Le responsabilità delle narrazioni: Step e gli «anticorpi a tutela dei diritti»
«I codici sono sessuati e, a dispetto di chi li considera neutri e astratti, dobbiamo avere gli anticorpi pronti ad attivarsi per tenere vivi i diritti». Così Manuela Perrone, giornalista del Sole 24 Ore e co-coordinatrice di Alley Oop, mette a fuoco un’altra faccia della violenza: la vittimizzazione secondaria che le donne subiscono nel racconto distorto che, ancora troppo spesso, stampa e media fanno della violenza maschile contro le donne.
I dati dell’Osservatorio Step, illustrati dalla presidente dell’Osservatorio Flaminia Saccà, lo confermano. Dai 3.671 articoli analizzati, su 25 testate nazionali, emerge che nel linguaggio della stampa qualcosa lentamente migliora: il termine “raptus”, ad esempio, appare sempre meno sui giornali. Ma continua a esserci troppa himpathy: l’empatia nei confronti del femminicida invece che della vittima. Frutto, ancora una volta, degli stereotipi che albergano in ciascuno e ciascuna di noi.
Il racconto degli ultimi casi di femminicidio non fa eccezione, proponendo profili stereotipati delle vittime. «Per i primi due giorni dal femminicidio di Pamela Genini abbiamo letto soltanto delle sue borse firmate, dei suoi viaggi e abbiamo visto soltanto le sue foto in posa, in passerella, con il suo cane, sorridente davanti a paesaggi mozzafiato in vacanza» ricorda Perrone, domandando: «Io la chiamo mancanza di rispetto, voi come la chiamate?». Queste narrazioni, che trascurano il fatto – una donna barbaramente uccisa per mano di un’uomo – scavando morbosamente nella vita della vittima, rientrano in un contesto preciso che Perrone individua «in quell’humus culturale incapace di riconoscere le donne come soggetto autonomo e dotato di diritti» e che instilla il pensiero più orrendo: “Se la sarà andata a cercare”. Un contesto che prepara l’himpathy verso il carnefice, quasi invitandolo a “comprenderlo” prima ancora di conoscerlo.
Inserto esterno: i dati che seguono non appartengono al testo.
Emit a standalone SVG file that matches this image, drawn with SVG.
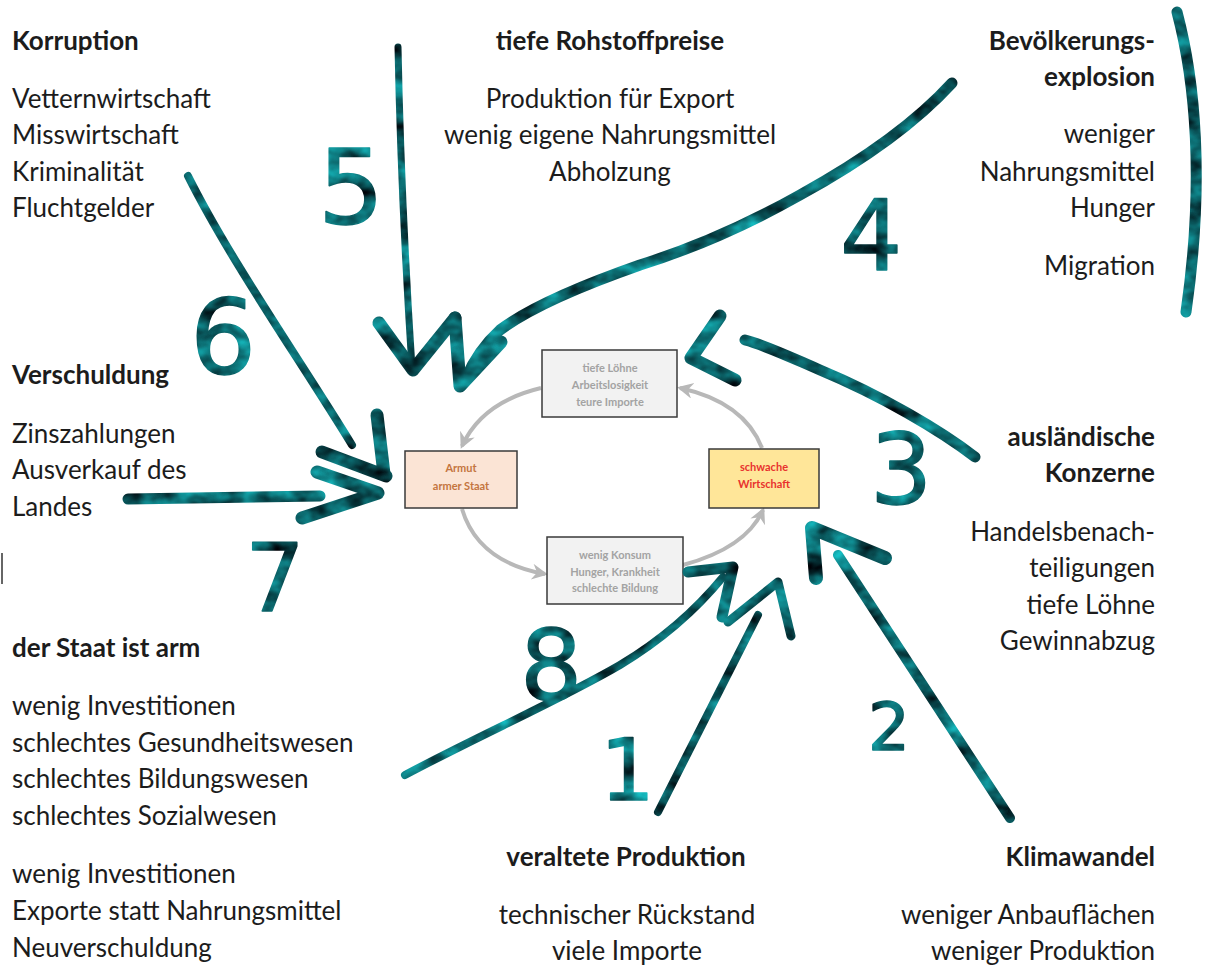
<svg xmlns="http://www.w3.org/2000/svg" width="1206" height="967" viewBox="0 0 1206 967">
<style>
.t{font-family:Lato,"Liberation Sans",sans-serif;font-size:26px;fill:#1c1c1c}
.b{font-weight:bold}
.r{text-anchor:end}
.c{text-anchor:middle}
.bx{stroke:#3a3a3a;stroke-width:1.5}
.bt{font-family:Lato,"Liberation Sans",sans-serif;font-size:11px;font-weight:bold;text-anchor:middle}
.cyc{fill:none;stroke:#b8b8b8;stroke-width:4;marker-end:url(#ah)}
.ink{fill:none;stroke:#17686c;stroke-linecap:round;stroke-linejoin:round}
.dg{font-family:"DejaVu Sans",sans-serif;fill:#17686c;stroke:#17686c;stroke-width:1.5;stroke-linejoin:round}
</style>
<defs>
<marker id="ah" markerUnits="userSpaceOnUse" markerWidth="20" markerHeight="20" refX="13" refY="8" orient="auto">
<path d="M0,0 L16,8 L0,16 L5,8 Z" fill="#b8b8b8"/>
</marker>
<filter id="marble" filterUnits="userSpaceOnUse" x="0" y="0" width="1206" height="967" color-interpolation-filters="sRGB">
<feTurbulence type="fractalNoise" baseFrequency="0.035 0.05" numOctaves="3" seed="7" result="noise"/>
<feColorMatrix in="noise" type="matrix" values="0.12 0 0 0 -0.02  1.0 0 0 0 -0.13  1.0 0 0 0 -0.11  0 0 0 0 1" result="col"/>
<feComposite in="col" in2="SourceAlpha" operator="in"/>
</filter>
</defs>
<rect width="1206" height="967" fill="#ffffff"/>

<g id="korruption">
<text class="t b" x="12" y="50">Korruption</text>
<text class="t" x="12" y="108">Vetternwirtschaft</text>
<text class="t" x="12" y="144">Misswirtschaft</text>
<text class="t" x="12" y="181">Kriminalität</text>
<text class="t" x="12" y="217">Fluchtgelder</text>
</g>
<g id="verschuldung">
<text class="t b" x="12" y="384">Verschuldung</text>
<text class="t" x="12" y="443">Zinszahlungen</text>
<text class="t" x="12" y="479">Ausverkauf des</text>
<text class="t" x="12" y="516">Landes</text>
</g>
<g id="staat">
<text class="t b" x="12" y="657">der Staat ist arm</text>
<text class="t" x="12" y="715">wenig Investitionen</text>
<text class="t" x="12" y="752">schlechtes Gesundheitswesen</text>
<text class="t" x="12" y="788">schlechtes Bildungswesen</text>
<text class="t" x="12" y="825">schlechtes Sozialwesen</text>
<text class="t" x="12" y="883">wenig Investitionen</text>
<text class="t" x="12" y="920">Exporte statt Nahrungsmittel</text>
<text class="t" x="12" y="957">Neuverschuldung</text>
</g>
<line x1="2" y1="553" x2="2" y2="584" stroke="#333" stroke-width="1.5"/>
<g id="rohstoff">
<text class="t b c" x="610" y="50">tiefe Rohstoffpreise</text>
<text class="t c" x="610" y="108">Produktion für Export</text>
<text class="t c" x="610" y="144">wenig eigene Nahrungsmittel</text>
<text class="t c" x="610" y="181">Abholzung</text>
</g>
<g id="bevoelkerung">
<text class="t b r" x="1155" y="50">Bevölkerungs-</text>
<text class="t b r" x="1155" y="86">explosion</text>
<text class="t r" x="1155" y="143">weniger</text>
<text class="t r" x="1155" y="181">Nahrungsmittel</text>
<text class="t r" x="1155" y="217">Hunger</text>
<text class="t r" x="1155" y="275">Migration</text>
</g>
<g id="konzerne">
<text class="t b r" x="1155" y="446">ausländische</text>
<text class="t b r" x="1155" y="482">Konzerne</text>
<text class="t r" x="1155" y="541">Handelsbenach-</text>
<text class="t r" x="1155" y="577">teiligungen</text>
<text class="t r" x="1155" y="614">tiefe Löhne</text>
<text class="t r" x="1155" y="650">Gewinnabzug</text>
</g>
<g id="produktion">
<text class="t b c" x="626" y="866">veraltete Produktion</text>
<text class="t c" x="627" y="924">technischer Rückstand</text>
<text class="t c" x="627" y="960">viele Importe</text>
</g>
<g id="klima">
<text class="t b r" x="1155" y="866">Klimawandel</text>
<text class="t r" x="1155" y="924">weniger Anbauflächen</text>
<text class="t r" x="1155" y="960">weniger Produktion</text>
</g>

<g id="cycle">
<path class="cyc" d="M541,388 Q482,402 462,446"/>
<path class="cyc" d="M462,509 Q478,562 545,574"/>
<path class="cyc" d="M683,565 Q746,548 763,510"/>
<path class="cyc" d="M762,448 Q744,402 680,388"/>
</g>
<g id="box-loehne">
<rect class="bx" x="542" y="350" width="135" height="67" fill="#f2f2f2"/>
<text class="bt" x="610" y="372" fill="#a3a3a3">tiefe Löhne</text>
<text class="bt" x="610" y="389" fill="#a3a3a3">Arbeitslosigkeit</text>
<text class="bt" x="610" y="406" fill="#a3a3a3">teure Importe</text>
</g>
<g id="box-armut">
<rect class="bx" x="405" y="451" width="112" height="57" fill="#fbe4d5"/>
<text class="bt" x="461" y="472" fill="#c4753f">Armut</text>
<text class="bt" x="461" y="490" fill="#c4753f">armer Staat</text>
</g>
<g id="box-wirtschaft">
<rect class="bx" x="709" y="449" width="110" height="59" fill="#ffe699"/>
<text class="bt" x="764" y="471" fill="#e8322e">schwache</text>
<text class="bt" x="764" y="488" fill="#e8322e">Wirtschaft</text>
</g>
<g id="box-konsum">
<rect class="bx" x="547" y="537" width="136" height="67" fill="#f2f2f2"/>
<text class="bt" x="615" y="559" fill="#a3a3a3">wenig Konsum</text>
<text class="bt" x="615" y="576" fill="#a3a3a3">Hunger, Krankheit</text>
<text class="bt" x="615" y="592" fill="#a3a3a3">schlechte Bildung</text>
</g>

<g id="connectors" filter="url(#marble)">
<path class="ink" stroke-width="7" d="M398,47 C400,150 405,260 412,368"/>
<path class="ink" stroke-width="13" d="M379,323 L413,370 L455,318"/>
<path class="ink" stroke-width="11" d="M952,83 Q900,140 800,195 Q720,240 640,265 Q540,300 500,330 Q478,350 466,378"/>
<path class="ink" stroke-width="13" d="M455,318 L460,386 L501,342"/>
<path class="ink" stroke-width="8" d="M188,176 C230,260 300,360 352,445"/>
<path class="ink" stroke-width="13" d="M377,415 L384,474 M322,452 L386,476"/>
<path class="ink" stroke-width="11" d="M128,499 L320,496"/>
<path class="ink" stroke-width="13" d="M317,472 L378,493 L302,518"/>
<path class="ink" stroke-width="11" d="M975,457 C940,430 880,395 820,370 C790,357 765,345 745,340"/>
<path class="ink" stroke-width="13" d="M720,316 L691,358 L735,380"/>
<path class="ink" stroke-width="10" d="M1010,818 L838,555"/>
<path class="ink" stroke-width="14" d="M885,558 L812,528 L816,578"/>
<path class="ink" stroke-width="8" d="M658,812 L758,615"/>
<path class="ink" stroke-width="9" d="M728,622 L778,582 L791,636"/>
<path class="ink" stroke-width="8" d="M405,775 C480,735 560,700 620,665 C670,635 700,605 723,577"/>
<path class="ink" stroke-width="11" d="M688,572 L733,567 L722,617"/>
<path class="ink" stroke-width="11" d="M1177,12 C1195,80 1205,180 1186,312"/>
<text class="dg" x="318" y="224" font-size="104">5</text>
<text class="dg" x="840" y="270" font-size="98">4</text>
<text class="dg" x="190" y="374" font-size="104">6</text>
<text class="dg" x="870" y="504" font-size="98">3</text>
<text class="dg" x="245" y="611" font-size="94">7</text>
<text class="dg" x="868" y="750" font-size="66">2</text>
<text class="dg" x="600" y="800" font-size="86">1</text>
<text class="dg" x="520" y="700" font-size="98">8</text>
</g>
</svg>
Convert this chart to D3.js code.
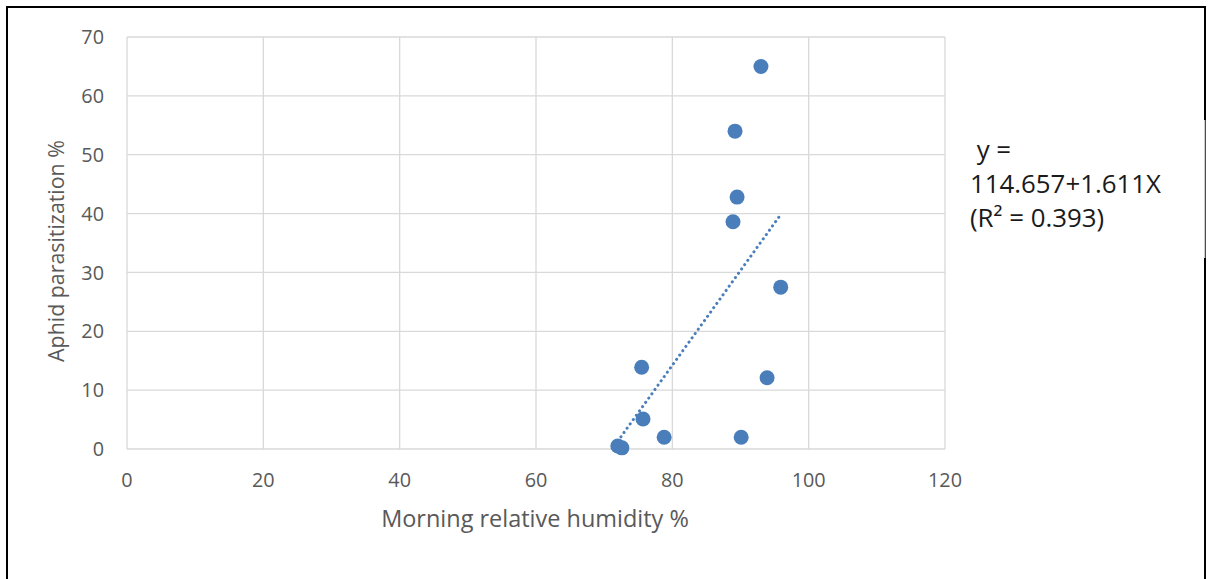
<!DOCTYPE html>
<html><head><meta charset="utf-8">
<script src="https://cdn.jsdelivr.net/npm/d3@7"></script>
<style>body{margin:0;background:#fff}svg{display:block}</style>
</head><body>
<svg id="c" width="1211" height="579"></svg>
<script>
const humidity = [93.0, 89.2, 89.5, 88.9, 95.9, 75.5, 93.9, 75.7, 78.8, 90.1, 72.0, 72.6];
const parasitization = [65.0, 54.0, 42.8, 38.6, 27.5, 13.9, 12.1, 5.1, 2.0, 2.0, 0.5, 0.2];
const xTicks = [0, 20, 40, 60, 80, 100, 120];
const yTicks = [0, 10, 20, 30, 40, 50, 60, 70];
const trendIntercept = -114.657, trendSlope = 1.611;
const eqLines = [" y =", "114.657+1.611X", "(R\u00B2 = 0.393)"];

const svg = d3.select("#c");
const font = "'Open Sans', 'Noto Sans', sans-serif";
const x = d3.scaleLinear().domain([0, 120]).range([127, 945]);
const y = d3.scaleLinear().domain([0, 70]).range([449, 37]);
const grid = "#d9d9d9", lab = "#595959", blue = "#4a7ebb";

// fit helper: choose font-size so text width matches target
function fit(sel, target, base) {
  sel.style("font-size", base + "px");
  const w = sel.node().getComputedTextLength();
  const fs = base * target / w;
  sel.style("font-size", fs + "px");
  return fs;
}

// outer border
svg.append("path").attr("d","M7,579 V7 H1205 V579").attr("fill","none").attr("stroke","#000").attr("stroke-width",2);

// gridlines
svg.append("g").selectAll("line").data(yTicks).join("line")
  .attr("x1", x(0)).attr("x2", x(120)).attr("y1", d=>y(d)).attr("y2", d=>y(d))
  .attr("stroke", grid).attr("stroke-width", 1.3);
svg.append("g").selectAll("line").data(xTicks).join("line")
  .attr("x1", d=>x(d)).attr("x2", d=>x(d)).attr("y1", y(0)).attr("y2", y(70))
  .attr("stroke", grid).attr("stroke-width", 1.3);

// tick labels sized from "120" width (~35px)
const probe = svg.append("text").style("font-family", font).text("120");
const tickFs = fit(probe, 34, 18);
probe.remove();
svg.append("g").selectAll("text").data(yTicks).join("text")
  .attr("x", x(0) - 23).attr("y", d=>y(d)).attr("dy","0.36em").attr("text-anchor","end")
  .attr("fill", lab).style("font-family", font).style("font-size", tickFs+"px").text(d=>d);
svg.append("g").selectAll("text").data(xTicks).join("text")
  .attr("x", d=>x(d)).attr("y", 487).attr("text-anchor","middle")
  .attr("fill", lab).style("font-family", font).style("font-size", tickFs+"px").text(d=>d);

// axis titles
const xt = svg.append("text").attr("x", 535).attr("y", 527).attr("text-anchor","middle")
  .attr("fill", lab).style("font-family", font).text("Morning relative humidity %");
fit(xt, 308, 19);
const yt = svg.append("text").attr("transform","translate(64,251) rotate(-90)").attr("text-anchor","middle")
  .attr("fill", lab).style("font-family", font).text("Aphid parasitization %");
fit(yt, 222, 19);

// trendline
const xmin = d3.min(humidity), xmax = d3.max(humidity);
svg.append("line")
  .attr("x1", x(xmin)).attr("y1", y(trendIntercept + trendSlope*xmin))
  .attr("x2", x(xmax)).attr("y2", y(trendIntercept + trendSlope*xmax))
  .attr("stroke", blue).attr("stroke-width", 3).attr("stroke-linecap","round")
  .attr("stroke-dasharray","0.1 5.2");

// points
svg.append("g").selectAll("circle").data(humidity.map((h,i)=>[h, parasitization[i]])).join("circle")
  .attr("cx", d=>x(d[0])).attr("cy", d=>y(d[1])).attr("r", 7.5).attr("fill", blue);

// equation box
svg.append("rect").attr("x", 955).attr("y", 120).attr("width", 250).attr("height", 138).attr("fill","#fff");
svg.append("line").attr("x1",1205).attr("x2",1205).attr("y1",120).attr("y2",258).attr("stroke","#999").attr("stroke-width",1);
const eq = svg.append("g").selectAll("text").data(eqLines).join("text")
  .attr("x", 970).attr("y", (d,i)=>159 + i*34)
  .attr("fill","#1a1a1a").style("font-family", font)
  .style("white-space","pre").text(d=>d);
const eqProbe = svg.append("text").style("font-family", font).text(eqLines[1]);
const eqFs = fit(eqProbe, 191, 20);
eqProbe.remove();
eq.style("font-size", eqFs + "px");
</script>
</body></html>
Anche se poi si rivelerà incomprensibile. Nel caso di Genini, abbiamo scoperto soltanto in seguito la verità: viveva nella paura, tra le minacce.
Le derive della pornografia del dolore e della spettacolarizzazione
Le parole demoliscono, ma possono anche riabilitare. «Tenere allenati gli anticorpi», come afferma la giornalista, serve a scrivere in modo corretto e a consolidare l’utilizzo di un linguaggio che metta al centro il rispetto delle donne nel racconto. Lo chiede il Manifesto di Venezia – «Un documento fondamentale che indica in dieci punti cosa si deve fare e non fare quando si parla di violenza contro le donne» ricorda la giornalista – e l’articolo 13 del nuovo Codice deontologico dei giornalisti e delle giornaliste, dedicato al rispetto delle differenze di genere. Il giornalismo non è l’unico campo dove le distorsioni narrative trovano terreno fertile. «Mi vengono in mente tanti contenitori di infotainment televisivo che parlano di cronaca nera in cui il fatto viene personalizzato e drammatizzato», ricorda la sociologa Paola Panarese, direttrice del corso di laurea in “Gender studies, culture e politiche per i media e la comunicazione”. Per abbattere i pregiudizi, sostiene la sociologa, è invece necessario «un approccio multidisciplinare»: la pornografia del dolore e la spettacolarizzazione non semplificano la comprensione della violenza. Ma la banalizzano. Un rischio che, come dimostrano all’unisono le voci dalla Sapienza, non si può più percorrere.